### Stated task
Retype word for word the first line of the listing and each line after it up to the line with "1.0], [1048, 1.0]];", with the pictures taken out.

### Available data

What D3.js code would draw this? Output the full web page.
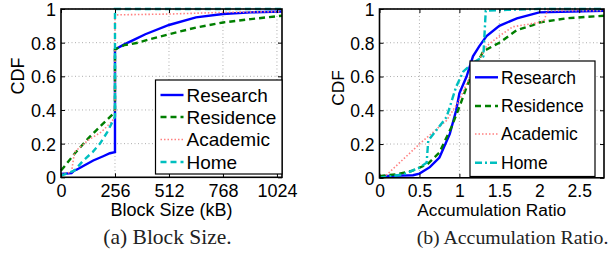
<!DOCTYPE html>
<html>
<head>
<meta charset="utf-8">
<script src="https://cdn.jsdelivr.net/npm/d3@7"></script>
<style>
  body { margin: 0; background: #fff; }
  svg text { font-family: "Liberation Sans", Arial, sans-serif; fill: #000; }
  svg text.caption { font-family: "Liberation Serif", "DejaVu Serif", serif; fill: #222; }
</style>
</head>
<body>
<svg id="chart" width="609" height="256"></svg>
<script>
// series names shared by both panels
const seriesNames = ["Research", "Residence", "Academic", "Home"];
const seriesColors = ["#0000ff", "#007f00", "#ff8080", "#00bfbf"];

// (a) block size in kB
const blockTicks = [0, 256, 512, 768, 1024];
const blockResearch = [[0, 0.02], [50, 0.025], [62, 0.04], [74, 0.045], [110, 0.07], [153, 0.1], [200, 0.125], [232, 0.143], [256, 0.15], [256, 0.76], [300, 0.79], [350, 0.82], [400, 0.85], [512, 0.905], [640, 0.95], [768, 0.97], [900, 0.98], [1048, 0.985]];
const blockResidence = [[0, 0.04], [20, 0.07], [64, 0.14], [128, 0.23], [192, 0.31], [250, 0.38], [256, 0.4], [256, 0.76], [300, 0.785], [367, 0.8], [420, 0.82], [512, 0.85], [640, 0.89], [768, 0.92], [900, 0.94], [1048, 0.96]];
const blockAcademic = [[0, 0.02], [50, 0.03], [58, 0.1], [64, 0.15], [128, 0.22], [192, 0.27], [240, 0.33], [256, 0.36], [256, 0.965], [512, 0.97], [640, 0.975], [768, 0.98], [1048, 0.985]];
const blockHome = [[0, 0.01], [64, 0.04], [106, 0.1], [150, 0.15], [185, 0.2], [220, 0.27], [248, 0.34], [256, 0.36], [256, 1.0], [1048, 1.0]];

// (b) accumulation ratio
const ratioTicks = [0, 0.5, 1, 1.5, 2, 2.5];
const ratioResearch = [[0, 0.01], [0.42, 0.015], [0.5, 0.025], [0.63, 0.063], [0.75, 0.12], [0.88, 0.26], [0.96, 0.4], [1.0, 0.5], [1.09, 0.6], [1.17, 0.72], [1.25, 0.78], [1.34, 0.84], [1.5, 0.9], [1.72, 0.945], [2.0, 0.98], [2.81, 0.99]];
const ratioResidence = [[0, 0.01], [0.2, 0.02], [0.4, 0.04], [0.6, 0.08], [0.75, 0.15], [0.9, 0.3], [1.0, 0.42], [1.1, 0.55], [1.2, 0.66], [1.3, 0.75], [1.5, 0.8], [1.72, 0.875], [1.92, 0.905], [2.0, 0.92], [2.34, 0.945], [2.81, 0.96]];
const ratioAcademic = [[0.05, 0.0], [0.5, 0.2], [0.84, 0.34], [1.0, 0.46], [1.15, 0.62], [1.34, 0.78], [1.5, 0.84], [1.67, 0.895], [2.0, 0.92], [2.06, 0.93], [2.1, 0.99], [2.81, 0.99]];
const ratioHome = [[0, 0.0], [0.3, 0.02], [0.5, 0.06], [0.59, 0.09], [0.61, 0.22], [0.84, 0.36], [0.96, 0.54], [1.05, 0.63], [1.17, 0.68], [1.3, 0.72], [1.33, 0.99], [1.6, 0.995], [2.0, 1.0], [2.81, 1.0]];

const cdfTicks = [0, 0.2, 0.4, 0.6, 0.8, 1];
const cdfLabels = ["0", "0.2", "0.4", "0.6", "0.8", "1"];

const svg = d3.select("#chart");

function drawPanel(p) {
  const x = d3.scaleLinear().domain(p.xDomain).range([p.left, p.right]);
  const y = d3.scaleLinear().domain([0, 1]).range([p.bottom, p.top]);
  const g = svg.append("g");

  // grid
  g.selectAll(".gx").data(p.xTicks.slice(1)).enter().append("line")
    .attr("x1", d => x(d)).attr("x2", d => x(d))
    .attr("y1", p.top).attr("y2", p.bottom)
    .attr("stroke", "#999").attr("stroke-width", 0.8).attr("stroke-dasharray", "1,2.5");
  g.selectAll(".gy").data(cdfTicks.slice(1)).enter().append("line")
    .attr("y1", d => y(d)).attr("y2", d => y(d))
    .attr("x1", p.left).attr("x2", p.right)
    .attr("stroke", "#999").attr("stroke-width", 0.8).attr("stroke-dasharray", "1,2.5");

  // curves
  const line = d3.line().x(d => x(d[0])).y(d => y(d[1]));
  p.series.forEach((s, i) => {
    g.append("path").datum(s)
      .attr("fill", "none")
      .attr("stroke", seriesColors[i])
      .attr("stroke-width", i === 2 ? 1.6 : 2.4)
      .attr("stroke-dasharray", p.dashes[i])
      .attr("d", line);
  });

  // axes with inward ticks, matlab style
  const bottomAxis = d3.axisBottom(x).tickValues(p.xTicks).tickSize(-4).tickPadding(8).tickFormat(d3.format("~g"));
  const leftAxis = d3.axisLeft(y).tickValues(cdfTicks).tickSize(-4).tickPadding(5).tickFormat((d, i) => cdfLabels[i]);
  const ax = g.append("g").attr("transform", `translate(0,${p.bottom})`).call(bottomAxis);
  const ay = g.append("g").attr("transform", `translate(${p.left},0)`).call(leftAxis);
  g.append("g").attr("transform", `translate(0,${p.top})`).call(d3.axisTop(x).tickValues(p.xTicks).tickSize(-4).tickFormat(""));
  g.append("g").attr("transform", `translate(${p.right},0)`).call(d3.axisRight(y).tickValues(cdfTicks).tickSize(-4).tickFormat(""));
  g.selectAll(".domain").remove();
  g.selectAll(".tick line").attr("stroke", "#000").attr("stroke-width", 1);
  [ax, ay].forEach(a => a.selectAll("text").attr("font-size", p.tickFont).attr("fill", "#000"));
  ax.selectAll("text").attr("dy", "0.65em");
  ay.selectAll("text").attr("dy", "0.36em");

  g.append("rect")
    .attr("x", p.left).attr("y", p.top)
    .attr("width", p.right - p.left).attr("height", p.bottom - p.top)
    .attr("fill", "none").attr("stroke", "#000").attr("stroke-width", 1.6);

  // labels
  g.append("text").attr("x", (p.left + p.right) / 2).attr("y", p.xLabelY)
    .attr("text-anchor", "middle").attr("font-size", p.labelFont).text(p.xLabel);
  g.append("text")
    .attr("transform", `translate(${p.yLabelX},${p.yLabelY}) rotate(-90)`)
    .attr("text-anchor", "middle").attr("font-size", p.labelFont).text("CDF");
  g.append("text").attr("class", "caption").attr("x", p.captionX).attr("y", 244)
    .attr("text-anchor", "middle").attr("font-size", p.captionFont).text(p.caption);

  // legend
  const lg = p.legend;
  g.append("rect").attr("x", lg.x).attr("y", lg.y).attr("width", lg.w).attr("height", lg.h)
    .attr("fill", "#fff").attr("stroke", "#000").attr("stroke-width", 1.2);
  seriesNames.forEach((name, i) => {
    const yy = lg.rows[i];
    g.append("line")
      .attr("x1", lg.x + 5).attr("x2", lg.x + 28).attr("y1", yy).attr("y2", yy)
      .attr("stroke", seriesColors[i]).attr("stroke-width", i === 2 ? 1.6 : 2.4)
      .attr("stroke-dasharray", p.dashes[i]);
    g.append("text").attr("x", lg.x + 31).attr("y", yy).attr("dy", "0.36em")
      .attr("font-size", lg.font).text(name);
  });
}

drawPanel({
  xDomain: [0, 1048], xTicks: blockTicks,
  left: 61, right: 282, top: 9, bottom: 177.3,
  series: [blockResearch, blockResidence, blockAcademic, blockHome],
  dashes: [null, "6,4", "1.5,2", "6,4"],
  tickFont: 18, labelFont: 18,
  xLabel: "Block Size (kB)", xLabelY: 216,
  yLabelX: 24, yLabelY: 76,
  caption: "(a) Block Size.", captionX: 167.5, captionFont: 21.5,
  legend: { x: 155.5, y: 80, w: 126.5, h: 94, rows: [95, 117, 139.5, 162], font: 19 }
});

drawPanel({
  xDomain: [0, 2.81], xTicks: ratioTicks,
  left: 379.5, right: 604, top: 9, bottom: 177.8,
  series: [ratioResearch, ratioResidence, ratioAcademic, ratioHome],
  dashes: [null, "6,4", "1.5,2", "7,3,2,3"],
  tickFont: 17.5, labelFont: 17.3,
  xLabel: "Accumulation Ratio", xLabelY: 216,
  yLabelX: 344, yLabelY: 88,
  caption: "(b) Accumulation Ratio.", captionX: 512.5, captionFont: 19.8,
  legend: { x: 470, y: 61, w: 125, h: 115.5, rows: [77.3, 106, 134, 162.7], font: 17.5 }
});
</script>
</body>
</html>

### Task response
What D3.js code would draw this? Output the full web page.
<!DOCTYPE html>
<html>
<head>
<meta charset="utf-8">
<script src="https://cdn.jsdelivr.net/npm/d3@7"></script>
<style>
  body { margin: 0; background: #fff; }
  svg text { font-family: "Liberation Sans", Arial, sans-serif; fill: #000; }
  svg text.caption { font-family: "Liberation Serif", "DejaVu Serif", serif; fill: #222; }
</style>
</head>
<body>
<svg id="chart" width="609" height="256"></svg>
<script>
// series names shared by both panels
const seriesNames = ["Research", "Residence", "Academic", "Home"];
const seriesColors = ["#0000ff", "#007f00", "#ff8080", "#00bfbf"];

// (a) block size in kB
const blockTicks = [0, 256, 512, 768, 1024];
const blockResearch = [[0, 0.02], [50, 0.025], [62, 0.04], [74, 0.045], [110, 0.07], [153, 0.1], [200, 0.125], [232, 0.143], [256, 0.15], [256, 0.76], [300, 0.79], [350, 0.82], [400, 0.85], [512, 0.905], [640, 0.95], [768, 0.97], [900, 0.98], [1048, 0.985]];
const blockResidence = [[0, 0.04], [20, 0.07], [64, 0.14], [128, 0.23], [192, 0.31], [250, 0.38], [256, 0.4], [256, 0.76], [300, 0.785], [367, 0.8], [420, 0.82], [512, 0.85], [640, 0.89], [768, 0.92], [900, 0.94], [1048, 0.96]];
const blockAcademic = [[0, 0.02], [50, 0.03], [58, 0.1], [64, 0.15], [128, 0.22], [192, 0.27], [240, 0.33], [256, 0.36], [256, 0.965], [512, 0.97], [640, 0.975], [768, 0.98], [1048, 0.985]];
const blockHome = [[0, 0.01], [64, 0.04], [106, 0.1], [150, 0.15], [185, 0.2], [220, 0.27], [248, 0.34], [256, 0.36], [256, 1.0], [1048, 1.0]];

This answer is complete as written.